Pulley system with collision etc....

[simphys]

Homework Statement

1. Two masses m1 and m2 are situated in a system with ideal pulleys as shown in the
figure. This system is in the vertical plane. A spring (constant k, rest length l0)
connects mass m1 with the ground.
Data: m1= 1.5 kg, m2 = 2 kg, m3= 1.5 kg, k = 50 N/m, $l_0$= 0.4 m, h= 2 m.
a) The system is in rest at t = 0 s. Determine at that instance the tension in all
the ropes and the compression/extension of the spring.
b) Then, an extra mass m3 is dropped from a height h, hits mass m2 and sticks to
that mass. During this very short impact, the spring does not exert an impulse.
Determine the velocities of all the masses in the system right after the impact
and also the impulses exerted by the ropes.
c) How much energy was lost during the impact?
d) Determine the accelerations of all the masses right after the impact.

Relevant Equations

cons of energy, momentum, relative motion,....

Hello there, can I get some help with (b) please?
first of all I wanted to ask.. can is it permitted to use different systems in one exercises?
like f.e. for conservation of energy to find the velocity of $m_3$ I used as system only $m_3$ but for the collision I used the 3 masses as the system.
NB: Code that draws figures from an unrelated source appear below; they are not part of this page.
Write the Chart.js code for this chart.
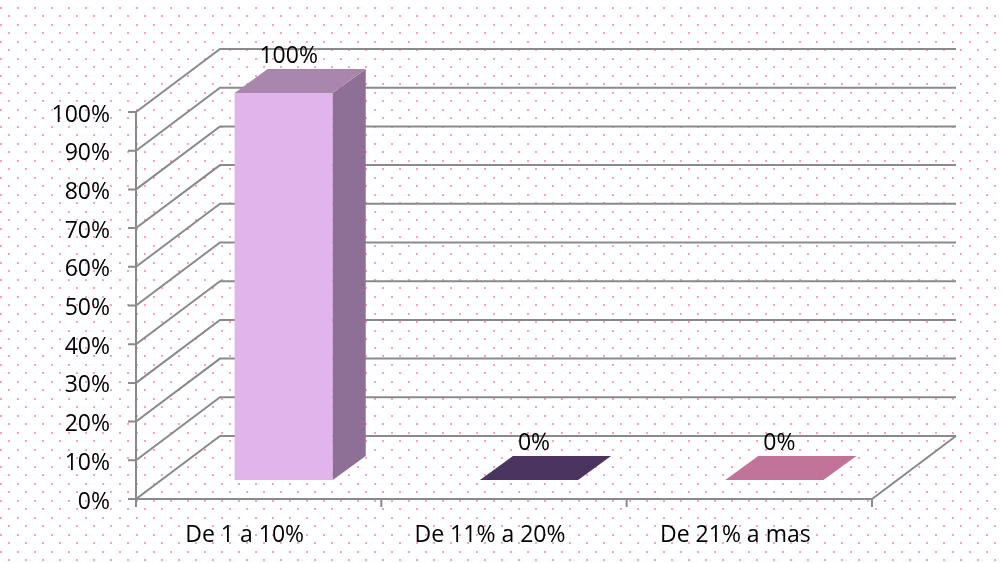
<!DOCTYPE HTML>
<html>
<head>
  <title>De 1 a 10%</title>
  <meta charset="utf-8" />
  <script src="https://cdn.jsdelivr.net/npm/chart.js@4.4.1/dist/chart.umd.min.js"></script>
  <style type="text/css">
    body { margin: 0; padding: 0; background: #fff; }
  </style>
</head>
<body>
<canvas id="bar-chart" width="1001" height="563"></canvas>

<script>
  // data
  var categories = ["De 1 a 10%", "De 11% a 20%", "De 21% a mas"];
  var percents = [100, 0, 0];
  var yMin = 0, yMax = 100, yStep = 10;

  // bar colours: front, top, side
  var frontColors = ["#e1b5eb", "#4b3560", "#c17399"];
  var topColors = ["#a987ad", "#4b3560", "#c17399"];
  var sideColors = ["#8e7097", "#3a2a4b", "#9c5a7a"];

  var FONT = { family: "'Open Sans', sans-serif", size: 23 };
  var wall = { dx: 84, dy: -63 };    // depth of the 3d box
  var barOff = { dx: 25, dy: -19 };  // where the bars stand inside the box
  var barDepth = { dx: 33, dy: -24 };

  function dotPattern(ctx) {
    var c = document.createElement("canvas");
    c.width = 17; c.height = 17;
    var p = c.getContext("2d");
    p.fillStyle = "#ff9fd0";
    p.fillRect(8, 15, 2, 2);
    p.fillRect(0, 7, 2, 2);
    return ctx.createPattern(c, "repeat");
  }

  var box3d = {
    id: "box3d",
    beforeDraw: function(chart) {
      var ctx = chart.ctx;
      ctx.save();
      ctx.fillStyle = "#fff";
      ctx.fillRect(0, 0, chart.width, chart.height);
      ctx.fillStyle = dotPattern(ctx);
      ctx.fillRect(0, 0, chart.width, chart.height);
      ctx.restore();
    },
    beforeDatasetsDraw: function(chart) {
      var ctx = chart.ctx, a = chart.chartArea;
      var xs = chart.scales.x, ys = chart.scales.y;
      ctx.save();
      ctx.strokeStyle = "#8a8a8a";
      ctx.lineWidth = 2;
      ctx.beginPath();
      // walls + gridlines
      ys.ticks.forEach(function(t) {
        var y = ys.getPixelForValue(t.value);
        ctx.moveTo(a.left - 8, y);
        ctx.lineTo(a.left, y);
        ctx.lineTo(a.left + wall.dx, y + wall.dy);
        ctx.lineTo(a.right + wall.dx, y + wall.dy);
      });
      // front axis
      ctx.moveTo(a.left, a.top);
      ctx.lineTo(a.left, a.bottom + 8);
      // floor
      ctx.moveTo(a.left, a.bottom);
      ctx.lineTo(a.right, a.bottom);
      ctx.lineTo(a.right + wall.dx, a.bottom + wall.dy);
      // category ticks
      var n = categories.length;
      for (var i = 0; i <= n; i++) {
        var x = xs.left + i * xs.width / n;
        ctx.moveTo(x, a.bottom);
        ctx.lineTo(x, a.bottom + 8);
      }
      ctx.stroke();

      // bars
      var meta = chart.getDatasetMeta(0);
      meta.data.forEach(function(bar, i) {
        var p = bar.getProps(["x", "y", "base", "width"], true);
        var l = p.x - p.width / 2 + barOff.dx, r = p.x + p.width / 2 + barOff.dx;
        var t = p.y + barOff.dy, b = p.base + barOff.dy;
        var dx = barDepth.dx, dy = barDepth.dy;
        if (b - t > 0.5) {
          ctx.fillStyle = frontColors[i];
          ctx.fillRect(l, t, r - l, b - t);
          ctx.fillStyle = sideColors[i];
          ctx.beginPath();
          ctx.moveTo(r, t); ctx.lineTo(r + dx, t + dy);
          ctx.lineTo(r + dx, b + dy); ctx.lineTo(r, b);
          ctx.closePath(); ctx.fill();
        }
        ctx.fillStyle = topColors[i];
        ctx.beginPath();
        ctx.moveTo(l, t); ctx.lineTo(l + dx, t + dy);
        ctx.lineTo(r + dx, t + dy); ctx.lineTo(r, t);
        ctx.closePath(); ctx.fill();

        // value label
        ctx.fillStyle = "#000";
        ctx.font = FONT.size + "px " + FONT.family;
        ctx.textAlign = "center";
        ctx.textBaseline = "middle";
        ctx.fillText(percents[i] + "%", (l + r) / 2 + 5, t - 37);
      });
      ctx.restore();
      return false;
    }
  };

  new Chart(document.getElementById("bar-chart"), {
    type: "bar",
    data: {
      labels: categories,
      datasets: [{
        data: percents,
        backgroundColor: frontColors,
        barPercentage: 0.4,
        categoryPercentage: 1.0
      }]
    },
    options: {
      responsive: false,
      animation: false,
      layout: { padding: { left: 0, right: 129, top: 112, bottom: 0 } },
      plugins: { legend: { display: false }, tooltip: { enabled: false } },
      scales: {
        x: {
          grid: { display: false, drawTicks: false },
          border: { display: false },
          ticks: { font: FONT, color: "#000", padding: 23, maxRotation: 0, labelOffset: -14 },
          afterFit: function(s) { s.height = 64; }
        },
        y: {
          min: yMin, max: yMax,
          grid: { display: false, drawTicks: false },
          border: { display: false },
          ticks: {
            stepSize: yStep, font: FONT, color: "#000", padding: 26, labelOffset: 3,
            callback: function(v) { return v + "%"; }
          },
          afterFit: function(s) { s.width = 136; }
        }
      }
    },
    plugins: [box3d]
  });
</script>
</body>
</html>
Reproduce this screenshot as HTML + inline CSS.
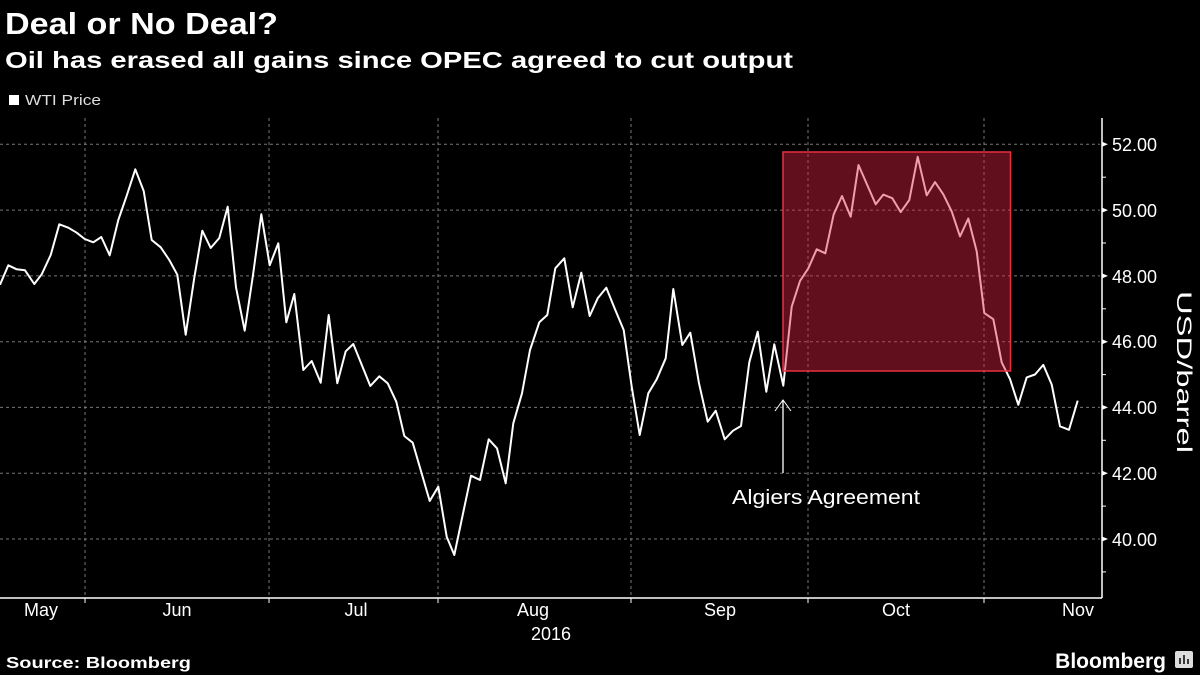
<!DOCTYPE html>
<html><head><meta charset="utf-8"><style>
html,body{margin:0;padding:0;background:#000;}
body{width:1200px;height:675px;overflow:hidden;position:relative;font-family:"Liberation Sans",sans-serif;color:#fff;}
</style></head><body>
<svg width="1200" height="675" xmlns="http://www.w3.org/2000/svg" style="position:absolute;left:0;top:0">
<rect width="1200" height="675" fill="#000"/>
<text x="5" y="34" font-size="31" font-weight="bold" fill="#fff" font-family="Liberation Sans" textLength="273" lengthAdjust="spacingAndGlyphs">Deal or No Deal?</text>
<text x="5" y="68" font-size="23" font-weight="bold" fill="#fff" font-family="Liberation Sans" textLength="788" lengthAdjust="spacingAndGlyphs">Oil has erased all gains since OPEC agreed to cut output</text>
<rect x="9" y="95" width="10" height="10" fill="#fff"/>
<text x="25" y="105" font-size="15" fill="#ddd" textLength="76" lengthAdjust="spacingAndGlyphs">WTI Price</text>
<g stroke="#777" stroke-width="1" stroke-dasharray="3,3">
<line x1="0" x2="1100" y1="144.3" y2="144.3"/><line x1="0" x2="1100" y1="210.1" y2="210.1"/><line x1="0" x2="1100" y1="275.9" y2="275.9"/><line x1="0" x2="1100" y1="341.7" y2="341.7"/><line x1="0" x2="1100" y1="407.4" y2="407.4"/><line x1="0" x2="1100" y1="473.2" y2="473.2"/><line x1="0" x2="1100" y1="539" y2="539"/>
<line x1="85" x2="85" y1="118" y2="598"/><line x1="269" x2="269" y1="118" y2="598"/><line x1="438" x2="438" y1="118" y2="598"/><line x1="631" x2="631" y1="118" y2="598"/><line x1="808" x2="808" y1="118" y2="598"/><line x1="984" x2="984" y1="118" y2="598"/>
</g>
<polyline fill="none" stroke="#fff" stroke-width="2" stroke-linejoin="round" points="0,284.7 8.3,265.3 16.7,269.3 25,270.3 34.3,284 41.7,274.3 50.7,255 59.3,224.3 68.3,227.7 76.7,232.7 84.7,239 93.3,242.3 101.3,237 109.7,255.3 118.3,220 126.7,195.7 135.3,169.3 143.7,191 151.7,240 160.7,247.3 169.3,260 177.3,274.7 185.7,334.7 194.3,277.7 202.3,230.7 210.7,248 219.3,238 227.7,206.7 236,287.3 244.7,330.7 253,275 261.3,214.3 269.7,265.3 278.3,243.3 286.3,322.3 294.3,294 303.3,370 311.7,361 320.7,382.7 328.7,315 337.3,383.3 345.7,351.3 353.3,344 370.3,386 379.3,376.3 387.7,383.3 396.3,401.7 404.3,436 412.7,442.7 429.7,501 438.3,486.7 446.7,536.7 454.3,555 462.7,515 471,475.7 480,480 488.7,439.3 497,448.3 505.7,483.3 513.3,423.3 522,393.3 530,350 539.3,322.3 547.3,315 555.3,268.3 564.3,258.3 572.7,307.3 581.3,272.7 589.7,316 597.7,298.3 606.3,287.7 615,309.3 623.7,330 631.7,386.7 639.7,435 648.3,393.3 656.7,379.3 665.7,358.3 673.3,289 682.3,345 690.3,332.7 699,383.3 707.7,421.7 715.7,410.7 724.7,439.3 733,430.7 741,426 749.3,362.3 757.7,331.7 766.3,391.7 774.3,344.3 783.3,385.7 791.7,306.7 800,281 808.3,268.3 816.7,249.3 825.3,253.3 833.7,214.3 842,196 850.7,216.7 858.5,165 866.8,184 875.7,204.3 883.3,194.6 892.3,198.2 900.7,212.1 909.3,200 917.7,156.8 926.7,195.3 935,182.1 943.3,194.3 951.7,211.4 960,236.4 968.3,218.5 976.7,251.4 984.3,313.1 993.3,319.2 1001.7,362.4 1010,379.1 1018.3,404.8 1026.7,377.4 1035,374.5 1043.3,364.9 1051.7,384.5 1060,426.3 1069,429.8 1077.7,400.6"/>
<rect x="783" y="152" width="227.5" height="219" fill="rgba(220,34,64,0.44)" stroke="#e8303f" stroke-width="1.5"/>
<line x1="783" y1="473" x2="783" y2="400" stroke="#fff" stroke-width="1.3"/>
<polyline points="775,411 783,400 791,411" fill="none" stroke="#fff" stroke-width="1"/>
<text x="732" y="504" font-size="20" fill="#fff" textLength="188" lengthAdjust="spacingAndGlyphs">Algiers Agreement</text>
<line x1="1102" y1="118" x2="1102" y2="598" stroke="#fff" stroke-width="1.5"/>
<line x1="0" y1="598" x2="1102" y2="598" stroke="#fff" stroke-width="1.5"/>
<g stroke="#fff" stroke-width="1">
<line x1="1102" x2="1106" y1="177.2" y2="177.2"/><line x1="1102" x2="1106" y1="243" y2="243"/><line x1="1102" x2="1106" y1="308.8" y2="308.8"/><line x1="1102" x2="1106" y1="374.6" y2="374.6"/><line x1="1102" x2="1106" y1="440.3" y2="440.3"/><line x1="1102" x2="1106" y1="506.1" y2="506.1"/><line x1="1102" x2="1106" y1="571.9" y2="571.9"/>
<line x1="85" x2="85" y1="598" y2="603"/><line x1="269" x2="269" y1="598" y2="603"/><line x1="438" x2="438" y1="598" y2="603"/><line x1="631" x2="631" y1="598" y2="603"/><line x1="808" x2="808" y1="598" y2="603"/><line x1="984" x2="984" y1="598" y2="603"/>
</g>
<g fill="#fff">
<polygon points="1102,141.8 1108,144.3 1102,146.8"/><polygon points="1102,207.6 1108,210.1 1102,212.6"/><polygon points="1102,273.4 1108,275.9 1102,278.4"/><polygon points="1102,339.2 1108,341.7 1102,344.2"/><polygon points="1102,404.9 1108,407.4 1102,409.9"/><polygon points="1102,470.7 1108,473.2 1102,475.7"/><polygon points="1102,536.5 1108,539 1102,541.5"/>
</g>
<g font-size="18" fill="#fff">
<text x="1112" y="151">52.00</text><text x="1112" y="217">50.00</text><text x="1112" y="283">48.00</text><text x="1112" y="348">46.00</text><text x="1112" y="414">44.00</text><text x="1112" y="480">42.00</text><text x="1112" y="546">40.00</text>
</g>
<text transform="translate(1177,291) rotate(90)" font-size="21" fill="#fff" textLength="162" lengthAdjust="spacingAndGlyphs">USD/barrel</text>
<g font-size="18" fill="#fff" text-anchor="middle">
<text x="41" y="616">May</text><text x="177" y="616">Jun</text><text x="356" y="616">Jul</text><text x="533" y="616">Aug</text><text x="720" y="616">Sep</text><text x="896" y="616">Oct</text><text x="1078" y="616">Nov</text>
<text x="551" y="640">2016</text>
</g>
<text x="6" y="668" font-size="16" font-weight="bold" fill="#fff" textLength="185" lengthAdjust="spacingAndGlyphs">Source: Bloomberg</text>
<text x="1166" y="668" font-size="21" font-weight="bold" fill="#fff" text-anchor="end">Bloomberg</text>
<rect x="1175" y="651" width="18" height="17" rx="2" fill="#ddd"/>
<g stroke="#000" stroke-width="1.5"><line x1="1180" y1="664" x2="1180" y2="658"/><line x1="1184" y1="664" x2="1184" y2="655"/><line x1="1188" y1="664" x2="1188" y2="659"/></g>
</svg>
</body></html>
So what I need is one more equation which I can't find...
my work:

Conservation of energy (system = $m_3$):
$0 = \frac12 * m_3 * v_3^2 - m_3 gh$
-> $v_3 = \sqrt(2 * 9.81 * 2)$ = $6.264 \frac ms$

then for the collision: system = all 3 masses
$-m_3v_3 + J_T = -(m_2 + m_3)v' + m_1v'_1$ impuls from gravity neglected and impuls from spring not accounted for as stated. Then getting another eq. from absolute dependent motion from the rope, we get:
$2s_1 + s' = l$ with s' being the position from the fixed pulley to the combination of mass 2 and 3 and $s_1$ being the positoin for the pulley where $m_1$ is attached.
-> $2v_1 + v' = 0$ --> $v' = -2v_1$

This gives me three equations.
Can someone give me a tip on the fourth one please? Thanks in advance.
edit: I was thinking about relative motion or conservation of energy after the collision, but can't see how it'll apply as I'll introduce new unkowns.

 

[erobz]

I feel like you have one too many masses involved in the first step?

If we look at part of the system as just $m_2$ and $m_3$ Impulse/Momentum:

$$ \uparrow^+ J_T = - \left( m_2 + m_3 \right)v - \left( -m_3 v_3 \right) = m_3v_3 - \left( m_2 + m_3 \right)v $$

The impulse $J_T$ on $m_2$ and $m_3$ is caused by $m_1$ through the action of the pulley system ( the tension in the rope attached to $m_2$).

I believe $m_1$ feels impulse $2 J_T$ acting on it.

$$ \uparrow^+ 2 J_T = m_1 v_1$$

What do you think?

 

[erobz]

Using that for (c) I get that the amount of energy converted to waste heat/sound etc... during the impact was $29.4 J - 11.4 J = 18 J$

 

[SamuBov]

Using that for (c) I get that the amount of energy converted to waste heat/sound etc... during the impact was $29.4 J - 11.4 J = 18 J$

Hey erobz, I had the same responses as you but only if I said that v = 2*v1. Because if v = -2*v1, then the impuls of the rope is negative and that's not possible for a rope.